BEGIN GIVEN DATA

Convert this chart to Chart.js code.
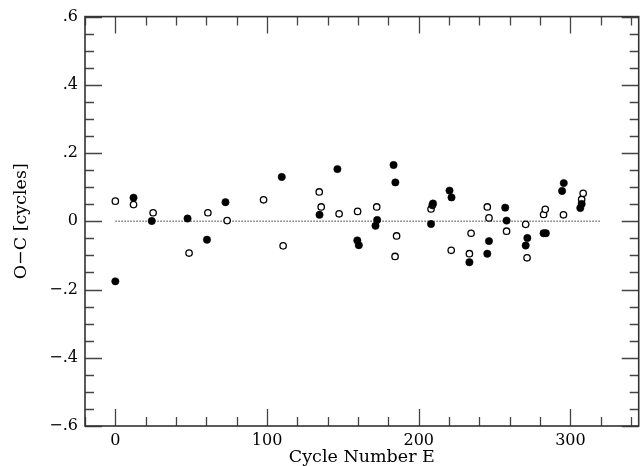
<!DOCTYPE html>
<html>
<head>
<meta charset="utf-8">
<script src="https://cdn.jsdelivr.net/npm/chart.js@4"></script>
<style>
html,body{margin:0;padding:0;background:#fff;}
#wrap{width:644px;height:466px;position:relative;}
</style>
</head>
<body>
<div id="wrap"><canvas id="c" width="644" height="466"></canvas></div>
<script>
// Filled circles
const filledE  = [0, 12, 24, 47.6, 60.4, 72.6, 109.7, 134.6, 146.4, 159.5, 160.5, 171.5, 172.6, 183.4, 184.6, 208.1, 209, 209.4, 220.3, 221.6, 233.4, 245.2, 246.3, 257, 257.9, 270.5, 271.6, 282.3, 283.8, 294.5, 295.6, 306.5, 307.4];
const filledOC = [-0.176, 0.069, 0.001, 0.008, -0.054, 0.056, 0.130, 0.019, 0.153, -0.056, -0.070, -0.013, 0.004, 0.165, 0.114, -0.008, 0.047, 0.052, 0.090, 0.070, -0.120, -0.095, -0.058, 0.040, 0.002, -0.071, -0.049, -0.035, -0.035, 0.089, 0.112, 0.039, 0.051];
// Open circles
const openE  = [0, 12, 24.9, 48.6, 61, 73.7, 97.7, 110.6, 134.4, 135.7, 147.5, 159.7, 172.3, 184.4, 185.4, 208.1, 221.4, 233.4, 234.5, 245.2, 246.3, 257.9, 270.5, 271.4, 282.3, 283.4, 295.4, 307.4, 308.4];
const openOC = [0.059, 0.049, 0.025, -0.093, 0.025, 0.002, 0.063, -0.072, 0.086, 0.042, 0.022, 0.029, 0.042, -0.103, -0.043, 0.036, -0.085, -0.095, -0.035, 0.042, 0.010, -0.029, -0.009, -0.107, 0.020, 0.035, 0.019, 0.064, 0.082];
// Zero reference line
const zeroLineE = [0, 320];
const zeroLineOC = [0, 0];
// Axis ticks
const xMajorTicks = [0, 100, 200, 300];
const xMinorStep = 20;
const yMajorTicks = [-0.6, -0.4, -0.2, 0, 0.2, 0.4, 0.6];
const yMinorStep = 0.05;
const xRange = [-20, 345];
const yRange = [-0.6, 0.6];

const toPts = (xs, ys) => xs.map((x, i) => ({x: x, y: ys[i]}));
const fmtY = v => {
  if (Math.abs(v) < 1e-9) return '0';
  const s = Math.abs(v).toFixed(1).replace(/^0/, '');
  return (v < 0 ? '\u2212' : '') + s;
};

const FONT = '"DejaVu Serif", serif';

const framePlugin = {
  id: 'frame',
  afterDatasetsDraw(chart) {
    const ctx = chart.ctx;
    const xs = chart.scales.x, ys = chart.scales.y;
    const a = chart.chartArea;
    ctx.save();
    ctx.strokeStyle = '#444';
    ctx.lineWidth = 1.3;
    const MAJ = 17, MIN = 9;
    for (let v = xRange[0]; v <= xRange[1] + 1e-9; v += xMinorStep) {
      const isMaj = xMajorTicks.some(t => Math.abs(t - v) < 1e-6);
      const L = isMaj ? MAJ : MIN;
      const px = Math.round(xs.getPixelForValue(v)) + 0.5;
      ctx.beginPath();
      ctx.moveTo(px, a.bottom); ctx.lineTo(px, a.bottom - L);
      ctx.moveTo(px, a.top); ctx.lineTo(px, a.top + L);
      ctx.stroke();
    }
    for (let k = 0; ; k++) {
      const v = yRange[0] + k * yMinorStep;
      if (v > yRange[1] + 1e-9) break;
      const isMaj = yMajorTicks.some(t => Math.abs(t - v) < 1e-6);
      const L = isMaj ? MAJ : MIN;
      const py = Math.round(ys.getPixelForValue(v)) + 0.5;
      ctx.beginPath();
      ctx.moveTo(a.left, py); ctx.lineTo(a.left + L, py);
      ctx.moveTo(a.right, py); ctx.lineTo(a.right - L, py);
      ctx.stroke();
    }
    ctx.strokeStyle = '#333';
    ctx.lineWidth = 1.6;
    ctx.strokeRect(a.left, a.top, a.right - a.left, a.bottom - a.top);
    ctx.restore();
  }
};

new Chart(document.getElementById('c'), {
  type: 'scatter',
  data: {
    datasets: [
      {
        type: 'line',
        data: toPts(zeroLineE, zeroLineOC),
        borderColor: '#777',
        borderWidth: 1.5,
        borderDash: [1.5, 1.5],
        pointRadius: 0,
        fill: false,
        order: 3
      },
      {
        data: toPts(openE, openOC),
        pointStyle: 'circle',
        pointRadius: 3.2,
        pointBorderWidth: 1.3,
        pointBackgroundColor: '#fff',
        pointBorderColor: '#000',
        order: 2
      },
      {
        data: toPts(filledE, filledOC),
        pointStyle: 'circle',
        pointRadius: 3.7,
        pointBorderWidth: 0.5,
        pointBackgroundColor: '#000',
        pointBorderColor: '#000',
        order: 1
      }
    ]
  },
  options: {
    responsive: false,
    animation: false,
    devicePixelRatio: 1,
    layout: { padding: { top: 16, right: 2, bottom: 0, left: 0 } },
    plugins: { legend: { display: false }, tooltip: { enabled: false } },
    scales: {
      x: {
        type: 'linear',
        min: xRange[0], max: xRange[1],
        grid: { display: false, drawTicks: false },
        border: { display: false },
        afterBuildTicks: s => { s.ticks = xMajorTicks.map(v => ({value: v})); },
        afterFit: s => { s.height = 40; },
        ticks: {
          padding: 5,
          color: '#000',
          font: { family: FONT, size: 16 },
          maxRotation: 0,
          callback: v => String(v)
        },
        title: {
          display: true,
          text: 'Cycle Number E',
          color: '#000',
          font: { family: FONT, size: 17.5, lineHeight: 1 },
          padding: { top: 0, bottom: 0 }
        }
      },
      y: {
        type: 'linear',
        min: yRange[0], max: yRange[1],
        grid: { display: false, drawTicks: false },
        border: { display: false },
        afterBuildTicks: s => { s.ticks = yMajorTicks.map(v => ({value: v})); },
        afterFit: s => { s.width = 85; },
        ticks: {
          padding: 7,
          color: '#000',
          font: { family: FONT, size: 16 },
          callback: v => fmtY(v)
        },
        title: {
          display: true,
          text: 'O\u2212C [cycles]',
          color: '#000',
          font: { family: FONT, size: 17.5, lineHeight: 1 },
          padding: { top: 13, bottom: 0 }
        }
      }
    }
  },
  plugins: [framePlugin]
});
</script>
</body>
</html>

END GIVEN DATA

GIVEN INSTRUCTION.
Write out the listing above again, exactly, but with no pictures in the copy.

WRITTEN SOLUTION.
Convert this chart to Chart.js code.
<!DOCTYPE html>
<html>
<head>
<meta charset="utf-8">
<script src="https://cdn.jsdelivr.net/npm/chart.js@4"></script>
<style>
html,body{margin:0;padding:0;background:#fff;}
#wrap{width:644px;height:466px;position:relative;}
</style>
</head>
<body>
<div id="wrap"><canvas id="c" width="644" height="466"></canvas></div>
<script>
// Filled circles
const filledE  = [0, 12, 24, 47.6, 60.4, 72.6, 109.7, 134.6, 146.4, 159.5, 160.5, 171.5, 172.6, 183.4, 184.6, 208.1, 209, 209.4, 220.3, 221.6, 233.4, 245.2, 246.3, 257, 257.9, 270.5, 271.6, 282.3, 283.8, 294.5, 295.6, 306.5, 307.4];
const filledOC = [-0.176, 0.069, 0.001, 0.008, -0.054, 0.056, 0.130, 0.019, 0.153, -0.056, -0.070, -0.013, 0.004, 0.165, 0.114, -0.008, 0.047, 0.052, 0.090, 0.070, -0.120, -0.095, -0.058, 0.040, 0.002, -0.071, -0.049, -0.035, -0.035, 0.089, 0.112, 0.039, 0.051];
// Open circles
const openE  = [0, 12, 24.9, 48.6, 61, 73.7, 97.7, 110.6, 134.4, 135.7, 147.5, 159.7, 172.3, 184.4, 185.4, 208.1, 221.4, 233.4, 234.5, 245.2, 246.3, 257.9, 270.5, 271.4, 282.3, 283.4, 295.4, 307.4, 308.4];
const openOC = [0.059, 0.049, 0.025, -0.093, 0.025, 0.002, 0.063, -0.072, 0.086, 0.042, 0.022, 0.029, 0.042, -0.103, -0.043, 0.036, -0.085, -0.095, -0.035, 0.042, 0.010, -0.029, -0.009, -0.107, 0.020, 0.035, 0.019, 0.064, 0.082];
// Zero reference line
const zeroLineE = [0, 320];
const zeroLineOC = [0, 0];
// Axis ticks
const xMajorTicks = [0, 100, 200, 300];
const xMinorStep = 20;
const yMajorTicks = [-0.6, -0.4, -0.2, 0, 0.2, 0.4, 0.6];
const yMinorStep = 0.05;
const xRange = [-20, 345];
const yRange = [-0.6, 0.6];

const toPts = (xs, ys) => xs.map((x, i) => ({x: x, y: ys[i]}));
const fmtY = v => {
  if (Math.abs(v) < 1e-9) return '0';
  const s = Math.abs(v).toFixed(1).replace(/^0/, '');
  return (v < 0 ? '\u2212' : '') + s;
};

const FONT = '"DejaVu Serif", serif';

const framePlugin = {
  id: 'frame',
  afterDatasetsDraw(chart) {
    const ctx = chart.ctx;
    const xs = chart.scales.x, ys = chart.scales.y;
    const a = chart.chartArea;
    ctx.save();
    ctx.strokeStyle = '#444';
    ctx.lineWidth = 1.3;
    const MAJ = 17, MIN = 9;
    for (let v = xRange[0]; v <= xRange[1] + 1e-9; v += xMinorStep) {
      const isMaj = xMajorTicks.some(t => Math.abs(t - v) < 1e-6);
      const L = isMaj ? MAJ : MIN;
      const px = Math.round(xs.getPixelForValue(v)) + 0.5;
      ctx.beginPath();
      ctx.moveTo(px, a.bottom); ctx.lineTo(px, a.bottom - L);
      ctx.moveTo(px, a.top); ctx.lineTo(px, a.top + L);
      ctx.stroke();
    }
    for (let k = 0; ; k++) {
      const v = yRange[0] + k * yMinorStep;
      if (v > yRange[1] + 1e-9) break;
      const isMaj = yMajorTicks.some(t => Math.abs(t - v) < 1e-6);
      const L = isMaj ? MAJ : MIN;
      const py = Math.round(ys.getPixelForValue(v)) + 0.5;
      ctx.beginPath();
      ctx.moveTo(a.left, py); ctx.lineTo(a.left + L, py);
      ctx.moveTo(a.right, py); ctx.lineTo(a.right - L, py);
      ctx.stroke();
    }
    ctx.strokeStyle = '#333';
    ctx.lineWidth = 1.6;
    ctx.strokeRect(a.left, a.top, a.right - a.left, a.bottom - a.top);
    ctx.restore();
  }
};

new Chart(document.getElementById('c'), {
  type: 'scatter',
  data: {
    datasets: [
      {
        type: 'line',
        data: toPts(zeroLineE, zeroLineOC),
        borderColor: '#777',
        borderWidth: 1.5,
        borderDash: [1.5, 1.5],
        pointRadius: 0,
        fill: false,
        order: 3
      },
      {
        data: toPts(openE, openOC),
        pointStyle: 'circle',
        pointRadius: 3.2,
        pointBorderWidth: 1.3,
        pointBackgroundColor: '#fff',
        pointBorderColor: '#000',
        order: 2
      },
      {
        data: toPts(filledE, filledOC),
        pointStyle: 'circle',
        pointRadius: 3.7,
        pointBorderWidth: 0.5,
        pointBackgroundColor: '#000',
        pointBorderColor: '#000',
        order: 1
      }
    ]
  },
  options: {
    responsive: false,
    animation: false,
    devicePixelRatio: 1,
    layout: { padding: { top: 16, right: 2, bottom: 0, left: 0 } },
    plugins: { legend: { display: false }, tooltip: { enabled: false } },
    scales: {
      x: {
        type: 'linear',
        min: xRange[0], max: xRange[1],
        grid: { display: false, drawTicks: false },
        border: { display: false },
        afterBuildTicks: s => { s.ticks = xMajorTicks.map(v => ({value: v})); },
        afterFit: s => { s.height = 40; },
        ticks: {
          padding: 5,
          color: '#000',
          font: { family: FONT, size: 16 },
          maxRotation: 0,
          callback: v => String(v)
        },
        title: {
          display: true,
          text: 'Cycle Number E',
          color: '#000',
          font: { family: FONT, size: 17.5, lineHeight: 1 },
          padding: { top: 0, bottom: 0 }
        }
      },
      y: {
        type: 'linear',
        min: yRange[0], max: yRange[1],
        grid: { display: false, drawTicks: false },
        border: { display: false },
        afterBuildTicks: s => { s.ticks = yMajorTicks.map(v => ({value: v})); },
        afterFit: s => { s.width = 85; },
        ticks: {
          padding: 7,
          color: '#000',
          font: { family: FONT, size: 16 },
          callback: v => fmtY(v)
        },
        title: {
          display: true,
          text: 'O\u2212C [cycles]',
          color: '#000',
          font: { family: FONT, size: 17.5, lineHeight: 1 },
          padding: { top: 13, bottom: 0 }
        }
      }
    }
  },
  plugins: [framePlugin]
});
</script>
</body>
</html>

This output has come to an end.